The Two Minute Standoff

Muddled Lime rind
2 Barspoons Sugar
3/4 Sombra Mezcal
1 3/4 oz Mejor Blanco
Top with Mexican Grapefruit Soda

The Two Minute Standoff. A combination of Sombra Mezcal, Mejor Tequila, Muddled Lime Rind, and sugar. Top with Jarritos Grapefruit Soda

Curious Little Amelie
2 oz Grapefruit Infused Sombra Mezcal
¾ Chambord
Barspoon Lillet Blanc
2 Barspoons Agave Nectar
1 Dash Grapefruit Bitters
Shake
Serve up
Serve with Grapefruit Zest

Curious Little Amelie. A combination of Grapefruit Infused Sombra Mezcal, Chambord, Lillet Blanc, and Agave Nectar.

A look at Del Maguey Mezcals

Posted in Mezcal, Recipes, Tequila on July 4th, 2009 by halw – Be the first to comment

What’s the first thing that comes to your mind when you think Mezcal?
Is it just smoke and a harsh almost unbearable flavor? Well not all mezcals are created equally. Del Maguey is working to change your perception of mezcal to something that can be sipped that hides a rich variety of flavors as opposed to something that should be shot at the end of the night.
So much in fact that the slogan of Del Maguey is “Sip it. Don’t Shoot it”.

Del Maguey uses a process involving roasting the hearts of the agave(otherwise known as maguey) over hot stones in a pit that’s located in the ground and covered with soil. Once this process is completed, the agave is then made into mash and is fermented in wooden vats and subjected to a series of two distillations in copper or wood-fired clay stills.
Each variety of Del Maguey mezcal bears the name of the Mexican village it originates from. As each bottling originates from a different village using a process that can be traced back to the 16th century, bottlings of Del Maguey are only available in small quantities This makes each sip more enjoyable when you think to yourself how lucky you to be enjoying a product of such high quality.
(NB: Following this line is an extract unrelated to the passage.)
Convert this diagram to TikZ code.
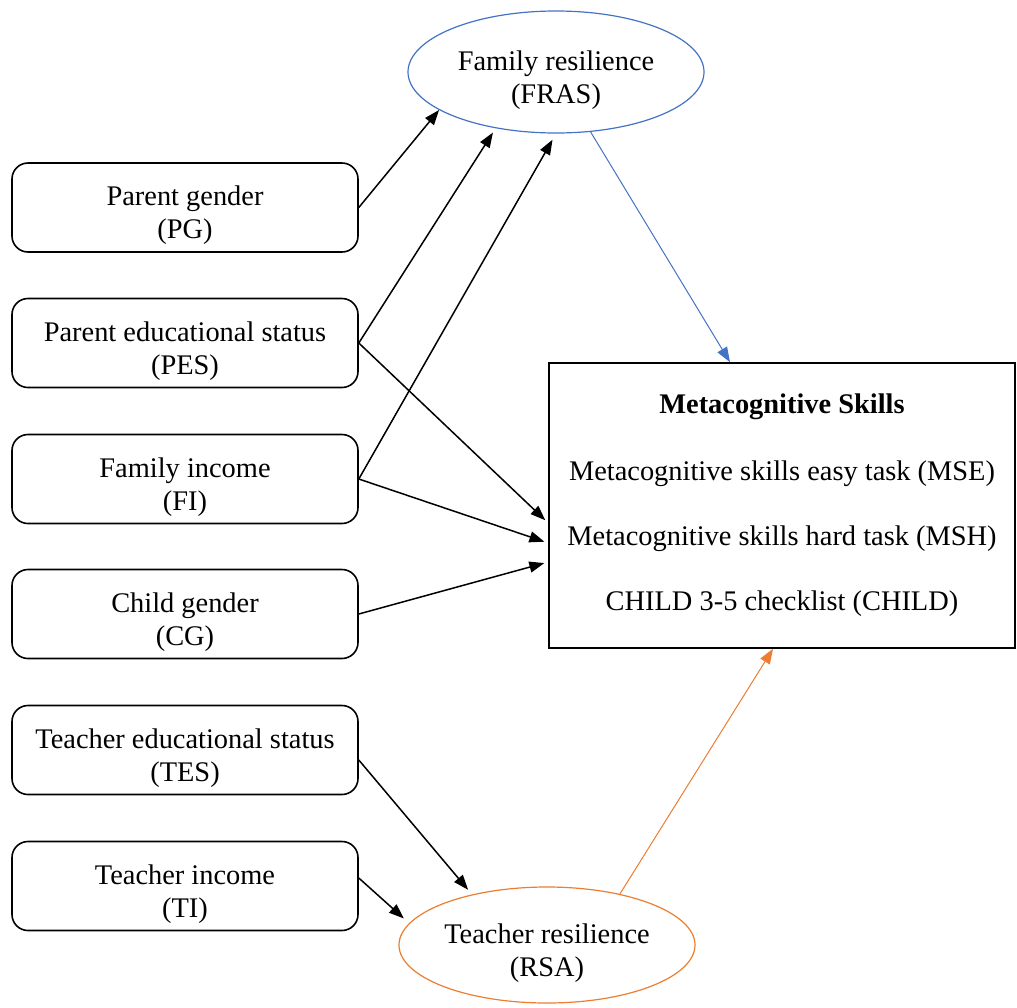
\documentclass[tikz,border=0pt]{standalone}
\usepackage{fontspec}
\setmainfont{Liberation Serif}
\usetikzlibrary{shapes.geometric,arrows.meta,calc}
\definecolor{frasblue}{RGB}{68,114,196}
\definecolor{rsaorange}{RGB}{237,125,49}
% two centred lines, drawn lower by the given amount without changing the box size
\newcommand{\twoline}[3]{\raisebox{#1}[\height][\depth]{\begin{tabular}{@{}c@{}}#2\\#3\end{tabular}}}
\begin{document}
\begin{tikzpicture}[x=0.5pt,y=-0.5pt,
  font=\fontsize{14.2pt}{16.5pt}\selectfont,
  varbox/.style={draw, line width=0.8pt, rounded corners=8pt, minimum width=173pt,
    minimum height=44.5pt, align=center, inner sep=0pt},
  resil/.style={ellipse, draw, line width=0.6pt, minimum width=148pt, inner sep=0pt, align=center},
  link/.style={line width=0.75pt, -{Triangle[length=7.5pt,width=5.5pt]}},
  clink/.style={line width=0.5pt, -{Triangle[length=7.5pt,width=5.5pt]}}]
\useasboundingbox (0,0) rectangle (1017,1007);

% predictor boxes
\node[varbox] (pg)  at (185,207.5) {\twoline{-4pt}{Parent gender}{(PG)}};
\node[varbox] (pes) at (185,343)   {\twoline{-4pt}{Parent educational status}{(PES)}};
\node[varbox] (fi)  at (185,479)   {\twoline{-4pt}{Family income}{(FI)}};
\node[varbox] (cg)  at (185,614)   {\twoline{-4pt}{Child gender}{(CG)}};
\node[varbox] (tes) at (185,750)   {\twoline{-4pt}{Teacher educational status}{(TES)}};
\node[varbox] (ti)  at (185,886)   {\twoline{-4pt}{Teacher income}{(TI)}};

% resilience mediators
\node[resil, draw=frasblue, minimum height=61pt] (fras) at (556,72)
  {\twoline{-4pt}{Family resilience}{(FRAS)}};
\node[resil, draw=rsaorange, minimum height=58pt] (rsa) at (547,945)
  {\twoline{-4pt}{Teacher resilience}{(RSA)}};

% outcome box
\node[draw, line width=0.8pt, minimum width=233pt, minimum height=142.5pt, align=center, inner sep=0pt]
  (meta) at (782,505.5)
  {\textbf{Metacognitive Skills}\\[17pt]
   Metacognitive skills easy task (MSE)\\[16pt]
   Metacognitive skills hard task (MSH)\\[16pt]
   CHILD 3-5 checklist (CHILD)};

% connector end points on the outcome box
\coordinate (m1) at ($(meta.west)+(0,17.5)$);
\coordinate (m2) at ($(meta.west)+(0,37.5)$);
\coordinate (m3) at ($(meta.west)+(0,56.5)$);
\coordinate (mtop) at ($(meta.north)+(-52,0)$);
\coordinate (mbot) at ($(meta.south)+(-9,0)$);
\coordinate (tesout) at ($(tes.east)+(0,10)$);
\coordinate (tiout) at ($(ti.east)+(0,-8)$);

% paths to family resilience
\draw[link] (pg.east) -- (fras.198);
\draw[link, shorten >=2.5pt] (pes.east) -- (fras.-137);
\draw[link, shorten >=3.5pt] (fi.east) -- (fras.270);

% direct paths to metacognitive skills
\draw[link, shorten >=2pt] (pes.east) -- (m1);
\draw[link, shorten >=2pt] (fi.east) -- (m2);
\draw[link, shorten >=2pt] (cg.east) -- (m3);

% paths to teacher resilience
\draw[link, shorten >=3pt] (tesout) -- (rsa.146);
\draw[link, shorten >=3.5pt] (tiout) -- (rsa.171);

% mediator paths
\draw[clink, draw=frasblue] (fras.-60) -- (mtop);
\draw[clink, draw=rsaorange] (rsa.35) -- (mbot);
\end{tikzpicture}
\end{document}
So now we move on to the fun part. Tasting the Del Maguey mezcal.
We decided to take a look at two of Del Maguey’s products.

First up is the Del Maguey Crème De Mezcal.

Del Maguey Crème De Mezcal

Del Maguey Crème De Mezcal

This bottling is incredibly unique as it combines unfermented agave syrup(Miel de Maguey) and a mezcal originating from San Luis Del Rio.
When tasting it neat you’re introduced to notes of sweet yet smokey caramel , citrus, espresso and minor hints of cocoa.

With such a copious amount of flavors as well as the perfect balance between sweet and smoky, Del Maguey Crème De Mezcal just calls out to be used in cocktails.

So we decided to try it out and came up with the “Sunny in Seattle”.

Sunny in Seattle

1/2 oz Del Maguey Crème De Mezcal
½ oz Espresso Syrup
1 ½ oz Cruzan Black Strap Rum
Fresh Lime Juice from half of a lime
1 Dash Peychaud Bitters
2-3 Regans Orange Bitters
Garnish with Burnt Orange Zest

A combination of Del Maguey Crème De Mezcal, Black Strap Rum, and Espresso Syrup.

A combination of Del Maguey Crème De Mezcal, Black Strap Rum, and Espresso Syrup.

Next we took a look at Del Maguey’s Chichicapa Mezcal.

Del Maguey Chicicapa

Del Maguey Chicicapa

Introduced by Del Maguey in 1995, it originates from the village of Chichicapa. The village of Chichicapa is located in a valley surrounded by mountains with a desert climate that is filled throughout with banana trees, guava and other tropical fruit which adds to the profile of the soil used in creating the Chichicapa Mezcal.

Hints of smoke throughout each sip, yet it doesn’t overwhelm the rest of the spirit and allows you the chance to taste other flavors. Sweet, with hints of sweet agave, that ends with a note of refreshing mint.

This is a stronger spirit than the Crème De Mezcal, and if not sipped straight it would work well when paired with spicier components such as peppers, and could also be balanced with ingredients such as Aperol or Grand Marnier.